Targeted Improvements: Beam hopping can match offered capacity with traffic demand. Compared to uniform power and bandwidth assignment per user beam, the beam hopping provides 50% reduction of DC power consumption. Using the beam hopping, one power amplifier can serve up to 8 beams providing significant saving in required mass particularly for multi-beam systems with user link in Ka band with a large number of beams.
In recent ESA studies on the beam hopping techniques for multi-beam satellite system, the feasibility of beam hopping technique from the payload and system perspectives was analysed. It was concluded that use of beam hopping can provide significant saving in terms of on board resources (namely power and mass) taking into
account the uncertainties in traffic demands that should be otherwise accounted for using additional margins.
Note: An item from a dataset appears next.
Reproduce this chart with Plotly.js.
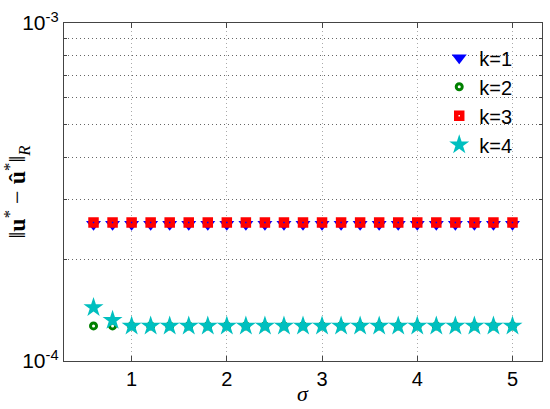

The starting point for the proposed activity would be the results of previous ESA studies defining system scenarios and payload architecture that can benefit from the beam hopping. The proposed activity is to demonstrate the feasibility of the beam-hopping concept by prototyping critical components such as high power RF switches and also investigate the impact of the beam switching on the end-to-end RF chain components. Furthermore, the real-time demonstrator platform shall provide means to illustrate the system aspects of the beam hopping such as resource management and load balancing among the beams as well as trade-offs between the assigned capacity and average delay and the feasibility of supporting the beam hopping techniques at the user terminals. In particular, the
demonstrator shall address the following aspects:
a) Synchronisation constraints between the gateways and payload switches
b) Efficient RF high power switching technologies.
c) Fast switching of the flexible tube DC setting (to be compliant with the beam switching patterns and optimal settings)
d) Air interface modifications to cope with bursty downlink transmission and large signal bandwidth.
Through a proof of concept real-time demonstrator (following a definition phase) the present development aims at gaining the necessary confidence in detailed design and performance characterisation of a Beam-Hopping Payload and System and validate the architecture and the functionalities using prototyping technologies (FPGAs, COTS).